US opposes armament pacts



By Jim Wurst


UNITED NATIONS: The United States’ two-track arms control policy of pursuing unilateral initiatives while avoiding international arrangements has been highlighted by its near- simultaneous rejection of an international treaty banning nuclear test explosions and agreement on deep cuts in its nuclear weapons arsenal.

Treaty supporters are grappling with ways to achieve this goal in the face of increasing US resistance.

The administration of President George W. Bush has been hostile to the CTBT, which the Bill Clinton administration negotiated only to have a Republican- controlled Senate decline to ratify it in 1998. Also on Tuesday, Bush and Russian President Vladimir Putin announced they would reduce their stocks of long-range nuclear weapons by two-thirds within ten years.

However, these cuts will not be codified in a treaty but would instead take the form of a series of unilateral cuts. While this may seem immaterial, arms control advocates say, the Pentagon and National Security Council are filled with officials who prefer unilateral steps since there will be no way to prove that the cuts have been made. The reductions can be abandoned or reversed at any time, they add.

In contrast, the CTBT would be legally binding and have a vast inspection system to verify compliance.

Not only did Washington boycott the CTBT conference, it also took the unprecedented step of requesting that its nameplate be removed from its seat in the conference room. The United Nations rejected this attempted diplomatic snub, saying that since the meeting was for all signatories of the treaty — including the United States — seats would be reserved for all of them.

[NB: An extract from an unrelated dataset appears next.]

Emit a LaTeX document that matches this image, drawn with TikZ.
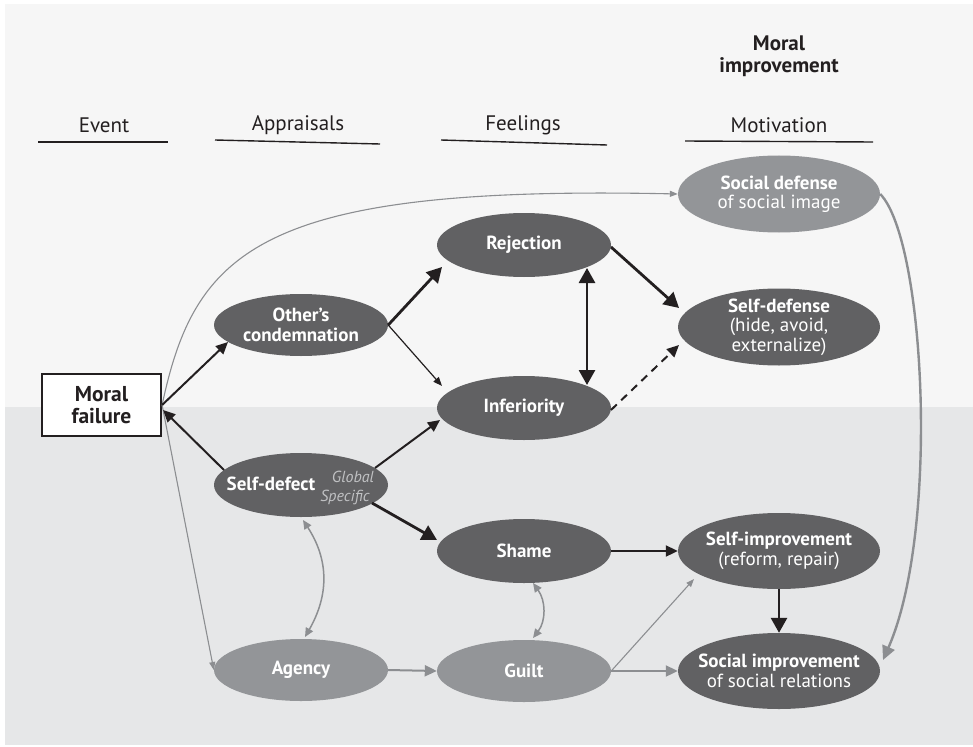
\documentclass[tikz,border=0pt]{standalone}
\usepackage{fontspec}
\setmainfont{PT Sans}
\usetikzlibrary{shapes.geometric,arrows.meta,calc}
\definecolor{blk}{RGB}{35,31,32}
\definecolor{darkell}{RGB}{97,97,99}
\definecolor{lightell}{RGB}{147,149,152}
\definecolor{gline}{RGB}{140,142,145}
\definecolor{bgtop}{RGB}{246,246,246}
\definecolor{bgbot}{RGB}{230,231,232}
\definecolor{gtext}{RGB}{192,193,195}
\begin{document}
\begin{tikzpicture}[x=1pt,y=-1pt,
  dk/.style={ellipse, fill=darkell, inner sep=0pt},
  lt/.style={ellipse, fill=lightell, inner sep=0pt},
  sm/.style={minimum width=174pt, minimum height=64pt},
  bg/.style={minimum width=202pt, minimum height=77pt},
  lbl/.style={text=white, align=center, inner sep=0pt, font=\fontsize{19}{19.5}\selectfont},
  hdr/.style={text=blk, inner sep=0pt, align=center, font=\fontsize{21}{22}\selectfont},
  hline/.style={draw=blk, line width=1.4pt},
  thk/.style={draw=blk, line width=2.8pt, -{Triangle[length=15pt,width=16pt]}},
  thkd/.style={draw=blk, line width=2.8pt, {Triangle[length=15pt,width=16pt]}-{Triangle[length=15pt,width=16pt]}},
  med/.style={draw=blk, line width=2pt, -{Triangle[length=12pt,width=11pt]}},
  thn/.style={draw=blk, line width=1.2pt, -{Triangle[length=9pt,width=7pt]}},
  gmed/.style={draw=gline, line width=2pt, -{Triangle[length=12pt,width=11pt]}},
  gthn/.style={draw=gline, line width=1.1pt, -{Triangle[length=8pt,width=6pt]}},
  gthk/.style={draw=gline, line width=2.4pt, -{Triangle[length=14pt,width=13pt]}},
  gdbl/.style={draw=gline, line width=1.5pt, {Triangle[length=9pt,width=8pt]}-{Triangle[length=9pt,width=8pt]}}
]
\useasboundingbox (0,0) rectangle (973,746);
\fill[white] (0,0) rectangle (973,746);
\fill[bgtop] (5,4) rectangle (973,407);
\fill[bgbot] (5,407) rectangle (973,745);

% headers
\node[hdr] (hmoral) at (779,56) {\textbf{Moral}\\\textbf{improvement}};
\node[hdr] (hevent) at (104,125) {Event};
\node[hdr] (happr) at (298,125) {Appraisals};
\node[hdr] (hfeel) at (523,125) {Feelings};
\node[hdr] (hmotiv) at (779,125) {Motivation};
\draw[hline] (38,142) -- (168,142);
\draw[hline] (215,140) -- (380,144);
\draw[hline] (441,140) -- (607,145);
\draw[hline] (685,141) -- (873,142);

% nodes
\node[draw=blk, line width=2.2pt, fill=white, minimum width=119pt, minimum height=62pt, inner sep=0pt,
      text=blk, align=center, font=\fontsize{21.5}{22}\selectfont\bfseries] (MF) at (101.5,405) {Moral\\failure};
\node[lt,bg,label={[lbl]center:{\textbf{Social defense}\\of social image}}] (SocDef) at (779,194) {};
\node[dk,bg,label={[lbl]center:{\textbf{Self-defense}\\(hide, avoid,\\externalize)}}] (SelfDef) at (779,327) {};
\node[dk,sm,label={[lbl]center:{\textbf{Rejection}}}] (Rej) at (524,245) {};
\node[dk,sm,label={[lbl]center:{\textbf{Inferiority}}}] (Inf) at (524,408) {};
\node[dk,sm,minimum height=62pt,label={[lbl]center:{\textbf{Other’s}\\\textbf{condemnation}}}] (Cond) at (301,325) {};
\node[dk,sm] (Defect) at (301,485) {};
\node[lbl,font=\fontsize{19}{19.5}\selectfont\bfseries] (DefectT) at (271,484) {Self-defect};
\node[lbl,text=gtext,font=\fontsize{16}{17}\selectfont\itshape] (Glob) at (353,477) {Global};
\node[lbl,text=gtext,font=\fontsize{16}{17}\selectfont\itshape] (Spec) at (345,497) {Specific};
\node[lt,sm,minimum height=62pt,label={[lbl]center:{\textbf{Agency}}}] (Agency) at (301,670) {};
\node[dk,sm,label={[lbl]center:{\textbf{Shame}}}] (Shame) at (524,551) {};
\node[lt,sm,minimum height=62pt,label={[lbl]center:{\textbf{Guilt}}}] (Guilt) at (524,671) {};
\node[dk,bg,minimum height=76pt,label={[lbl]center:{\textbf{Self-improvement}\\(reform, repair)}}] (SImp) at (779,551) {};
\node[dk,bg,minimum height=76pt,label={[lbl]center:{\textbf{Social improvement}\\of social relations}}] (SocImp) at (779,671) {};

% connectors
\draw[gthn] (MF.east) .. controls ($(MF.east)+(33,-155)$) and ($(SocDef)+(-519,-9)$) .. (SocDef.west);
\draw[gthn] (MF.east) -- (Agency.west);
\draw[med] (MF.east) -- ($(Cond)+(-73,17)$);
\draw[med] ($(Defect)+(-77,-15)$) -- ($(MF.east)+(1,5)$);
\draw[thk] (Cond.east) -- ($(Rej)+(-82,22)$);
\draw[thn] (Cond.east) -- ($(Inf)+(-82,-22)$);
\draw[thkd] ($(Rej)+(63,23)$) -- ($(Inf)+(63,-23)$);
\draw[thk] ($(Rej)+(87,2)$) -- ($(SelfDef)+(-100,-19)$);
\draw[med,dash pattern=on 8pt off 6pt] ($(Inf)+(87,2)$) -- ($(SelfDef)+(-100,18)$);
\draw[med] ($(Defect)+(74,-17)$) -- ($(Inf)+(-84,12)$);
\draw[thk] ($(Defect)+(71,18)$) -- ($(Shame)+(-87,-11)$);
\draw[gdbl] ($(Defect)+(2,35)$) .. controls ($(Defect)+(28,75)$) and ($(Agency)+(28,-75)$) .. ($(Agency)+(4,-33)$);
\draw[gmed] (Agency.east) -- (Guilt.west);
\draw[gdbl] ($(Shame)+(9,32)$) .. controls ($(Shame)+(22,50)$) and ($(Guilt)+(22,-50)$) .. ($(Guilt)+(9,-33)$);
\draw[med] (Shame.east) -- (SImp.west);
\draw[gthn] (Guilt.east) -- ($(SImp)+(-85,28)$);
\draw[gmed] (Guilt.east) -- (SocImp.west);
\draw[thk] (SImp.south) -- (SocImp.north);
\draw[gthk] (SocDef.east) .. controls ($(SocDef)+(146,46)$) and ($(SocImp)+(161,-141)$) .. ($(SocImp)+(104,-11)$);
\end{tikzpicture}
\end{document}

This was the latest step by Washington to distance itself from the treaty. Last week, during a General Assembly meeting on disarmament, the United States was the only country to vote against a simple procedural resolution to place the CTBT on the Assembly’s agenda next year. The vote was 140 to one; even other countries that have not ratified the treaty — including India, Pakistan and Israel — do not want to eliminate the treaty from the agenda.—Dawn/The InterPress News Service.